The agency announced that the shells landed on Wednesday near the country’s border post close to neighboring Iraq and Kuwait, deep in the desert, with no towns or villages nearby.
“Six mortar shells fell in an uninhabited area near the new al-Auja border guard centre of Hafr al-Batin in the Eastern Province. Thank God no damage resulted from it,” the official Saudi Press Agency quoted General Mohammed al-Ghamdi, the border guard media spokesman, as saying.
The spokesman added that he had been in contact with border guards of “neighbouring countries” for investigations into the source of the mortar shells.
Saudi Arabia’s Eastern Province borders Kuwait and shares approximately 60 km (38 miles) of border with Iraq near the town of Hafr al-Batin.
The oil-rich province has been the scene of anti-regime protests since February 2011, with protestors calling for the release of political prisoners and an end to discrimination against minority Shia Muslims. However, the government has responded with heavy-handed crackdown tactics.

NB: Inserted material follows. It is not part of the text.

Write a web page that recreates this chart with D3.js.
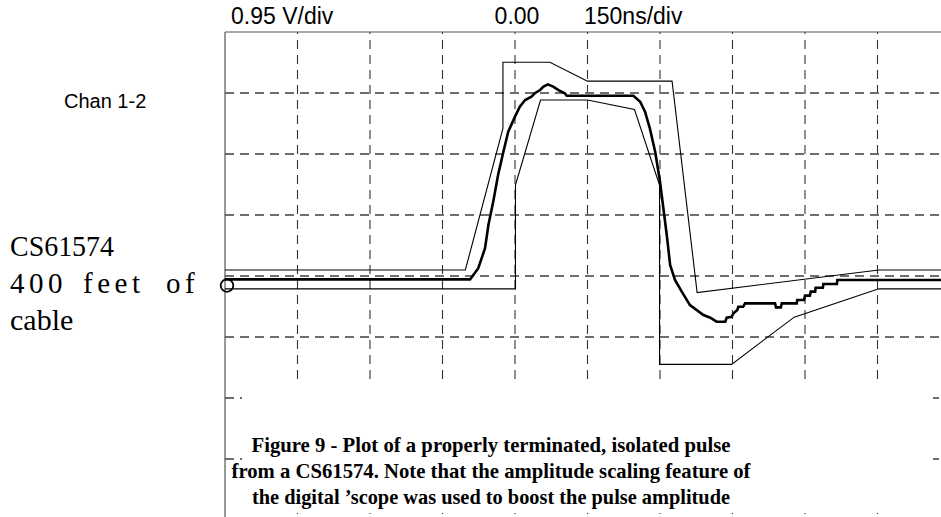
<!DOCTYPE html>
<html>
<head>
<meta charset="utf-8">
<script src="https://cdn.jsdelivr.net/npm/d3@7"></script>
<style>
  html, body { margin: 0; padding: 0; background: #fff; }
  svg { display: block; }
</style>
</head>
<body>
<svg id="chart" width="941" height="517"></svg>
<script>
// ---- Data ----
const scopeLabels = ["0.95 V/div", "0.00", "150ns/div"];
const channelLabel = "Chan 1-2";
const sideLabels = ["CS61574", "400 feet of", "cable"];
const captionLines = [
  "Figure 9 - Plot of a properly terminated, isolated pulse",
  "from a CS61574. Note that the amplitude scaling feature of",
  "the digital \u2019scope was used to boost the pulse amplitude"
];

// Pulse template (time in unit intervals, amplitude normalised)
const unitIntervalNs = 648;
const upperMaskUI  = [-1.16, -0.39, -0.27, -0.27, -0.12, 0, 0.27, 0.35, 0.93, 1.16];
const upperMaskAmp = [0.05, 0.05, 0.8, 1.15, 1.15, 1.05, 1.05, -0.07, 0.05, 0.05];
const lowerMaskUI  = [-1.16, -0.23, -0.23, -0.15, 0, 0.15, 0.23, 0.23, 0.46, 0.66, 0.93, 1.16];
const lowerMaskAmp = [-0.05, -0.05, 0.5, 0.95, 0.95, 0.9, 0.5, -0.45, -0.45, -0.2, -0.05, -0.05];

// Measured pulse (time ns, normalised amplitude)
const pulseTimeNs = [-750,-243,-226,-212,-205,-195,-185,-174,-164,-150,-140,-129,-116,-109,-98,-91,-82,-71,-60,-47,-43,
  95,109,119,129,140,150,157,164,171,181,195,212,240,254,267,285,288,298,302,310,312,322,326,388,390,400,402,433,434,448,450,460,462,471,472,487,488,516,517,750];
const pulseAmp = [0,0,0.059,0.165,0.288,0.412,0.553,0.676,0.782,0.862,0.915,0.950,0.968,0.986,1.003,1.021,1.033,1.021,1.003,0.986,0.973,
  0.973,0.941,0.888,0.800,0.676,0.518,0.377,0.235,0.076,-0.003,-0.065,-0.136,-0.189,-0.203,-0.224,-0.224,-0.203,-0.198,-0.180,-0.162,-0.145,-0.145,-0.127,-0.127,-0.148,-0.148,-0.127,-0.127,-0.109,-0.109,-0.086,-0.086,-0.065,-0.065,-0.044,-0.044,-0.024,-0.024,-0.003,-0.003];

// Graticule
const hDivisions = 10, vDivisions = 8;

// ---- Layout ----
const svg = d3.select("#chart");
const W = 941, H = 517;
const plotLeft = 225, plotTop = 32, divW = 72.5, divH = 61;
const plotRight = plotLeft + hDivisions * divW;
const plotBottom = plotTop + vDivisions * divH;

svg.append("rect").attr("width", W).attr("height", H).attr("fill", "#fff");

const xDiv = d3.scaleLinear().domain([0, hDivisions]).range([plotLeft, plotRight]);
const yDiv = d3.scaleLinear().domain([0, vDivisions]).range([plotTop, plotBottom]);
const x = d3.scaleLinear().domain([-750, 750]).range([plotLeft, plotRight]);
const y = d3.scaleLinear().domain([0, 1]).range([279.4, 90.6]);

svg.append("clipPath").attr("id", "plotclip")
  .append("rect").attr("x", plotLeft).attr("y", plotTop)
  .attr("width", plotRight - plotLeft).attr("height", plotBottom - plotTop);

const grid = svg.append("g").attr("clip-path", "url(#plotclip)");
grid.selectAll("line.v").data(d3.range(1, hDivisions)).join("line")
  .attr("x1", d => xDiv(d)).attr("x2", d => xDiv(d))
  .attr("y1", plotTop).attr("y2", plotBottom)
  .attr("stroke", "#333").attr("stroke-width", 1.1)
  .attr("stroke-dasharray", "9,6").attr("stroke-dashoffset", -8);
grid.selectAll("line.h").data(d3.range(1, vDivisions)).join("line")
  .attr("x1", plotLeft).attr("x2", plotRight)
  .attr("y1", d => yDiv(d)).attr("y2", d => yDiv(d))
  .attr("stroke", "#6e6e6e").attr("stroke-width", 2)
  .attr("stroke-dasharray", "9,6");

// frame
svg.append("line").attr("x1", plotLeft).attr("x2", W).attr("y1", plotTop).attr("y2", plotTop)
  .attr("stroke", "#555").attr("stroke-width", 1.2);
svg.append("line").attr("x1", plotLeft).attr("x2", plotLeft).attr("y1", plotTop).attr("y2", H)
  .attr("stroke", "#555").attr("stroke-width", 1.2);

const traces = svg.append("g").attr("clip-path", "url(#plotclip)");
const line = d3.line().x(d => x(d[0])).y(d => y(d[1]));

const upper = upperMaskUI.map((t, i) => [t * unitIntervalNs, upperMaskAmp[i]]);
const lower = lowerMaskUI.map((t, i) => [t * unitIntervalNs, lowerMaskAmp[i]]);
const pulse = pulseTimeNs.map((t, i) => [t, pulseAmp[i]]);

traces.append("path").attr("d", line(upper)).attr("fill", "none").attr("stroke", "#000").attr("stroke-width", 1.1);
traces.append("path").attr("d", line(lower)).attr("fill", "none").attr("stroke", "#000").attr("stroke-width", 1.1);
traces.append("path").attr("d", line(pulse)).attr("fill", "none").attr("stroke", "#000").attr("stroke-width", 2.6)
  .attr("stroke-linejoin", "miter");

// ground marker
svg.append("circle").attr("cx", 227).attr("cy", 285.5).attr("r", 6.3)
  .attr("fill", "none").attr("stroke", "#000").attr("stroke-width", 1.8);

// caption box covering lower graticule
svg.append("rect").attr("x", 242).attr("y", 381).attr("width", 933 - 242).attr("height", 513 - 381)
  .attr("fill", "#fff");

// top labels
const topX = [231, 517, 584];
const topAnchor = ["start", "middle", "start"];
svg.selectAll("text.top").data(scopeLabels).join("text")
  .attr("x", (d, i) => topX[i]).attr("y", 24)
  .attr("text-anchor", (d, i) => topAnchor[i])
  .attr("font-family", "Liberation Sans, Arial, sans-serif").attr("font-size", 23)
  .attr("fill", "#000").text(d => d);

svg.append("text").attr("x", 64).attr("y", 108)
  .attr("font-family", "Liberation Sans, Arial, sans-serif").attr("font-size", 20)
  .attr("fill", "#000").text(channelLabel);

// side labels (serif)
const serif = "Liberation Serif, Times New Roman, serif";
svg.append("text").attr("x", 10).attr("y", 256)
  .attr("font-family", serif).attr("font-size", 30)
  .attr("textLength", 104).attr("lengthAdjust", "spacingAndGlyphs")
  .attr("fill", "#000").text(sideLabels[0]);
const wordX = [10, 83, 166];
svg.selectAll("text.word").data(sideLabels[1].split(" ")).join("text")
  .attr("x", (d, i) => wordX[i]).attr("y", 293)
  .attr("font-family", serif).attr("font-size", 29).attr("letter-spacing", 4.5)
  .attr("fill", "#000").text(d => d);
svg.append("text").attr("x", 10).attr("y", 330)
  .attr("font-family", serif).attr("font-size", 30).attr("fill", "#000").text(sideLabels[2]);

// caption
const capY = [452, 478, 504];
const capLen = [479, 519, 478];
svg.selectAll("text.cap").data(captionLines).join("text")
  .attr("x", 491).attr("y", (d, i) => capY[i]).attr("text-anchor", "middle")
  .attr("font-family", serif).attr("font-size", 22)
  .attr("textLength", (d, i) => capLen[i]).attr("lengthAdjust", "spacingAndGlyphs")
  .attr("font-weight", "bold").attr("fill", "#000").text(d => d);
</script>
</body>
</html>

Activists say there are over 40,000 political prisoners in Saudi Arabia, many of them being held without trial or charges.
Anti-government protests intensified since November 2011, when security forces opened fire on protestors in Qatif, killing five people and leaving scores more injured.
In October 2012, Amnesty International called on Saudi authorities to stop using excessive force against the protestors.